It’s been an overcast weekend. The view of storm clouds are at full display to the west. There has been a peaceful and melodic sound of rain pattering off the roof. I’ve been hearing it from the comfort of my full size. I was tempted to stare at the back of my eyelids again while engulfed in the rhythm of God’s music. Against my deepest desires I stood up and plugged in my portable phone charger, adjusted my nuts, and then proceed to my latrine to take a piss and brush my teeth. Staring in the mirror I crack a smile to myself and step away. I grab my jeans from last night and throw them on. For the first time I glazed at my shoe rack to decide which pair to wear based on the memories I have had in them. I threw on a red and black pair of AIR FLIGHTS.
Opening the front door of the house I noticed it was drizzling. Light enough rain for me to actually enjoy the soft mist. Walking down manor drive I took a deep breath in, appreciating the clean airy smell. My smooth pace reminded me a company march across white sands missile range. Only now I’m sparking a joint instead of singing a cadence about a yellow bird. I always felt bad for that yellow bird. I exhaled the smoke and clipped what was left. I continued my stroll, taking in the nostalgic feel of my home town.
Most of my youth was spent in a 7 block radius spanning from Lombardy to Westminster. After being away for so long it is almost a unreal feeling to just walk the streets and take it all in. It almost seems unfair to have grown up here. The sound of the ocean crashing is what rocked us to sleep as infants. Our own version of the Aurora Borealis being projected from lightening bugs in the grass as toddlers. Super bowls were being played against kids from the other blocks in the bay parking lot during our early teens.
This is also the very location where would smoke pot, cigarettes, and get drunk for the first time. House parties in the basement riddled with alcohol, drugs, sex and physical altercations. This is the same place where we watched some of the people we knew stray down paths that should’ve never been taken. The years finally caught up and we were no longer naïve little children blind to our surroundings. All in all this is the neighborhood which for the most part formed who I am; this place consists of the building blocks in which my personal character was created from.

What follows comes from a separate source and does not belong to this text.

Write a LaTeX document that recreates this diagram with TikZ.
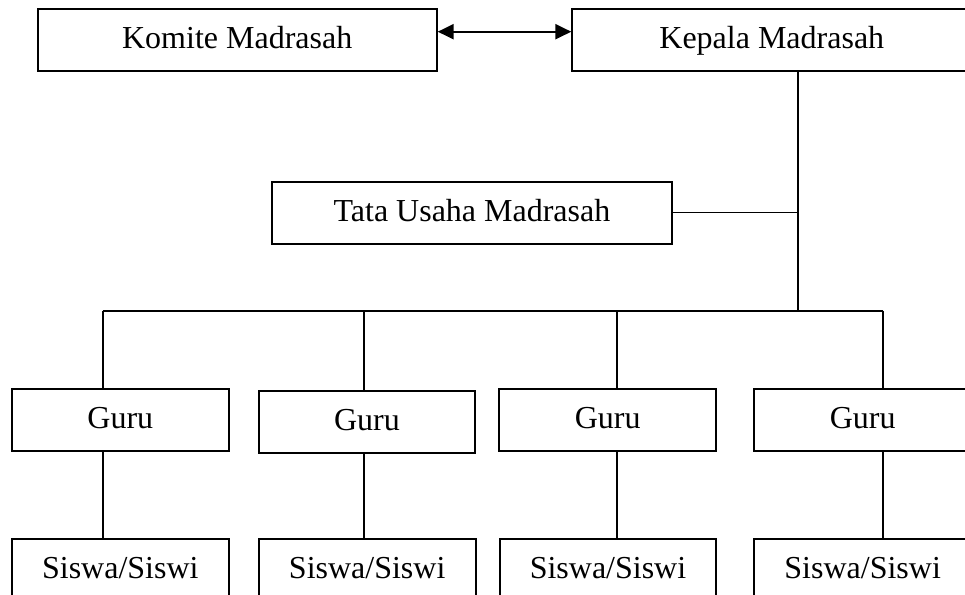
\documentclass[tikz,border=0pt]{standalone}
\usepackage{fontspec}
\setmainfont{Liberation Serif}
\usetikzlibrary{arrows.meta}
\begin{document}
\begin{tikzpicture}[x=1pt,y=-1pt,
  box/.style={draw, line width=2pt, inner sep=0pt, minimum height=62pt,
    text height=24pt, text depth=7pt,
    font=\fontsize{32}{38}\selectfont},
  bigbox/.style={box, minimum width=399pt},
  smallbox/.style={box, minimum width=216.7pt},
  link/.style={line width=1.7pt},
  dual/.style={line width=2.2pt, {Triangle[length=16pt,width=15pt]}-{Triangle[length=16pt,width=15pt]}}]
\useasboundingbox (0,0) rectangle (965,594);
\clip (0,0) rectangle (965,594);
\fill[white] (0,0) rectangle (965,594);

\node[bigbox] (komite) at (237.2,40.15) {Komite Madrasah};
\node[bigbox] (kepala) at (771.8,40.15) {Kepala Madrasah};
\node[box, minimum width=399.5pt] (tata) at (471.95,212.5) {Tata Usaha Madrasah};

\node[smallbox] (g1) at (120.35,419.6) {Guru};
\node[smallbox] (g2) at (367.0,421.5) {Guru};
\node[smallbox] (g3) at (607.65,419.65) {Guru};
\node[smallbox] (g4) at (862.65,419.7) {Guru};

\node[smallbox] (s1) at (120.35,569.7) {Siswa/Siswi};
\node[smallbox] (s2) at (367.2,569.7) {Siswa/Siswi};
\node[smallbox] (s3) at (608.0,569.7) {Siswa/Siswi};
\node[smallbox] (s4) at (862.65,569.7) {Siswa/Siswi};

\coordinate (tj) at (798.3,310.7);
\coordinate (h1) at (102.7,310.7);
\coordinate (h2) at (364.0,310.7);
\coordinate (h3) at (616.7,310.7);
\coordinate (h4) at (882.7,310.7);

\draw[dual] ([yshift=8.45pt]komite.east) -- ([yshift=8.45pt]kepala.west);

\draw[link] (kepala.south -| tj) -- (tj);
\draw[link] (tata.east) -- (tata.east -| tj);
\draw[link] (h1) -- (h4);

\draw[link] (h1) -- (g1.north -| h1);
\draw[link] (h2) -- (g2.north -| h2);
\draw[link] (h3) -- (g3.north -| h3);
\draw[link] (h4) -- (g4.north -| h4);

\draw[link] (g1.south -| h1) -- (s1.north -| h1);
\draw[link] (g2.south -| h2) -- (s2.north -| h2);
\draw[link] (g3.south -| h3) -- (s3.north -| h3);
\draw[link] (g4.south -| h4) -- (s4.north -| h4);
\end{tikzpicture}
\end{document}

I left for nearly 6 years. During that time I was exposed to all different types of life. I spent years in New Mexico, nearly 2 years in Afghanistan, and also took the opportunity to visit some of the western states. I tried my best to see as much as I can and accept all the different things I have experienced with an open mind. In that time I have met some very amazing people and have had very memorable moments. From the back alley dive bars of Reno, Nevada to the back alleys between mud huts in the villages of Ghazni province, Afghanistan I have managed to open my eyes wide and absorb all the culture and knowledge I possibly could have.
In doing so I managed to expand my mind past these 7 blocks of South Shirley and continued to surpass the 118 miles of Long Island, New York.
The euphoric sound of the rain crashing into the bay water started to fade. I no longer enjoyed it. The feeling of home I so eagerly wanted to come back to was not there. I vividly remember a very dear friend was drunk back in may 2013 when I came home for post deployment leave, he told me “Don’t you fucking come back here for good Andy. I swear there is nothing here. Do not fucking coming back”. Those words reverberated in my brain for a long time. The image of his drunken anger and sincerity has been replaying in my mind like a traumatic event. I often think back to that when I’m not happy and I ask myself, should I have listened to him? I’ve been back in New York since October 2014. Since then there has been highs and lows. More of the latter and I ask myself, why did I come back?
I stood up from the bench and took one last glaze at the water. I took a deep breath, smiled, then proceeded to step off my left foot just like the drill sergeants taught me to do so many moons ago. I kept a slow pace during my walk home all the while thinking of the answer to the question I had asked earlier. Pondering an answer that would satisfy me.
Throughout the these past few months during the times I have been uneasy about being here, there has been a lot of factors that have made me upset. Through all the bullshit I have been struggling with during this transition of being back home there has been something that hasn’t changed. Something that makes every crappy day better. With all the variables there has been a constant. That constant is my friends and family. No matter what my family and friends have been there for me in my roughest of times. The images of football games and house parties are the past that I truly do cherish but we all have somewhat evolved from that. We are adults that positively reinforce each other to do better at whatever it is we strive to do. We promised to make memories that will last forever, just as those ones we still reminisce on.
Sometimes you will feel like you are somewhere you shouldn’t be and doing something you have no business doing. Whether you’re still in your home town or already ventured out into the world, the place you truly belong is where the love is. The power of love can get you through anything.
I know this all may seem like the rambling of an inebriated man but I really needed to this. I wrote this to help me figure out what I really want to do with my life. I have been in the air about leaving New York. This helped me make my decision; maybe reading this will help you. Probably not but I could hope so.
Home is where you feel most comfortable and the most love. Home is where you can wake up and smile and appreciate where you are. Home is where the positives of that place make the negatives worth dealing with. My home is Long Island.